── Provided data ──

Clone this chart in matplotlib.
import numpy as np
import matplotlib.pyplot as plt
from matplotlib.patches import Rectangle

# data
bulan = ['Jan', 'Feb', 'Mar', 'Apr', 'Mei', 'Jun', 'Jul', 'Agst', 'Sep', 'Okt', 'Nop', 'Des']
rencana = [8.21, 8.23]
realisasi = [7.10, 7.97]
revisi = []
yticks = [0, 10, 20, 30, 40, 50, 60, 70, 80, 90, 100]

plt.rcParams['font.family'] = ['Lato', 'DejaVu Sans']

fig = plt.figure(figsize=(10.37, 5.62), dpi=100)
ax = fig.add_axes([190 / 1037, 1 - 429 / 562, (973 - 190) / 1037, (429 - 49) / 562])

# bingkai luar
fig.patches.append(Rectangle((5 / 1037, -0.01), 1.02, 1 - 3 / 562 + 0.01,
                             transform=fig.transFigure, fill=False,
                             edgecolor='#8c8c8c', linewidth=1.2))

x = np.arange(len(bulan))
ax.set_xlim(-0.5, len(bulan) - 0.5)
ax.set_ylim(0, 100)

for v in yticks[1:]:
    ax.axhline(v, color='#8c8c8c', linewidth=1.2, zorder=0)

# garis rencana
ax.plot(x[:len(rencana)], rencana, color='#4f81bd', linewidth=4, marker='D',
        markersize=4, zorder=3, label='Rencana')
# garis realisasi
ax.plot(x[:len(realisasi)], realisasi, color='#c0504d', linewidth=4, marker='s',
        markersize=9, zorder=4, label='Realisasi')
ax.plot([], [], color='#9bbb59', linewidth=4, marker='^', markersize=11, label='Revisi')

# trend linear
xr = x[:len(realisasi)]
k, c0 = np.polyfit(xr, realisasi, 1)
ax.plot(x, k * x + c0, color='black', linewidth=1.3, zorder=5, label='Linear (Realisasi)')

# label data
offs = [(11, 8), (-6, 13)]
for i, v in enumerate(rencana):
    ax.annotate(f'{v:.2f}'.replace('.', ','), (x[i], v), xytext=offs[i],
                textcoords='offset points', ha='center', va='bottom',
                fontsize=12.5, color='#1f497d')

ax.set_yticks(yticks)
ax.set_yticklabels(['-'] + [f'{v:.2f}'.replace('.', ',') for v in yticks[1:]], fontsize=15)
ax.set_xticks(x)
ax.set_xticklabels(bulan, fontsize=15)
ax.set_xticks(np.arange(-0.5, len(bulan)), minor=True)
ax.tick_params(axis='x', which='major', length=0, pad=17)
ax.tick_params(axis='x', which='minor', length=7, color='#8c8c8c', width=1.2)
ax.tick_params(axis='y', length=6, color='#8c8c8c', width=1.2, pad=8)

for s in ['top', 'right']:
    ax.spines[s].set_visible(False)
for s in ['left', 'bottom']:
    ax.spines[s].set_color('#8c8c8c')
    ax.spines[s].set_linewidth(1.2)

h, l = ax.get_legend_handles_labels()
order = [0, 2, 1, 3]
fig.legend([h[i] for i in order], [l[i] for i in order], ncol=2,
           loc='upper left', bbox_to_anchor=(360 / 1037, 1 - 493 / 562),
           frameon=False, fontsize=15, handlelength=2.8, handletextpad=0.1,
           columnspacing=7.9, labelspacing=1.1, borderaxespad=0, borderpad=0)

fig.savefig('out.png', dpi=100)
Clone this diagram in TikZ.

───

* **Your objective**:
Write out every entry above, word for word.

* **Correct result**:
Clone this chart in matplotlib.
import numpy as np
import matplotlib.pyplot as plt
from matplotlib.patches import Rectangle

# data
bulan = ['Jan', 'Feb', 'Mar', 'Apr', 'Mei', 'Jun', 'Jul', 'Agst', 'Sep', 'Okt', 'Nop', 'Des']
rencana = [8.21, 8.23]
realisasi = [7.10, 7.97]
revisi = []
yticks = [0, 10, 20, 30, 40, 50, 60, 70, 80, 90, 100]

plt.rcParams['font.family'] = ['Lato', 'DejaVu Sans']

fig = plt.figure(figsize=(10.37, 5.62), dpi=100)
ax = fig.add_axes([190 / 1037, 1 - 429 / 562, (973 - 190) / 1037, (429 - 49) / 562])

# bingkai luar
fig.patches.append(Rectangle((5 / 1037, -0.01), 1.02, 1 - 3 / 562 + 0.01,
                             transform=fig.transFigure, fill=False,
                             edgecolor='#8c8c8c', linewidth=1.2))

x = np.arange(len(bulan))
ax.set_xlim(-0.5, len(bulan) - 0.5)
ax.set_ylim(0, 100)

for v in yticks[1:]:
    ax.axhline(v, color='#8c8c8c', linewidth=1.2, zorder=0)

# garis rencana
ax.plot(x[:len(rencana)], rencana, color='#4f81bd', linewidth=4, marker='D',
        markersize=4, zorder=3, label='Rencana')
# garis realisasi
ax.plot(x[:len(realisasi)], realisasi, color='#c0504d', linewidth=4, marker='s',
        markersize=9, zorder=4, label='Realisasi')
ax.plot([], [], color='#9bbb59', linewidth=4, marker='^', markersize=11, label='Revisi')

# trend linear
xr = x[:len(realisasi)]
k, c0 = np.polyfit(xr, realisasi, 1)
ax.plot(x, k * x + c0, color='black', linewidth=1.3, zorder=5, label='Linear (Realisasi)')

# label data
offs = [(11, 8), (-6, 13)]
for i, v in enumerate(rencana):
    ax.annotate(f'{v:.2f}'.replace('.', ','), (x[i], v), xytext=offs[i],
                textcoords='offset points', ha='center', va='bottom',
                fontsize=12.5, color='#1f497d')

ax.set_yticks(yticks)
ax.set_yticklabels(['-'] + [f'{v:.2f}'.replace('.', ',') for v in yticks[1:]], fontsize=15)
ax.set_xticks(x)
ax.set_xticklabels(bulan, fontsize=15)
ax.set_xticks(np.arange(-0.5, len(bulan)), minor=True)
ax.tick_params(axis='x', which='major', length=0, pad=17)
ax.tick_params(axis='x', which='minor', length=7, color='#8c8c8c', width=1.2)
ax.tick_params(axis='y', length=6, color='#8c8c8c', width=1.2, pad=8)

for s in ['top', 'right']:
    ax.spines[s].set_visible(False)
for s in ['left', 'bottom']:
    ax.spines[s].set_color('#8c8c8c')
    ax.spines[s].set_linewidth(1.2)

h, l = ax.get_legend_handles_labels()
order = [0, 2, 1, 3]
fig.legend([h[i] for i in order], [l[i] for i in order], ncol=2,
           loc='upper left', bbox_to_anchor=(360 / 1037, 1 - 493 / 562),
           frameon=False, fontsize=15, handlelength=2.8, handletextpad=0.1,
           columnspacing=7.9, labelspacing=1.1, borderaxespad=0, borderpad=0)

fig.savefig('out.png', dpi=100)
Clone this diagram in TikZ.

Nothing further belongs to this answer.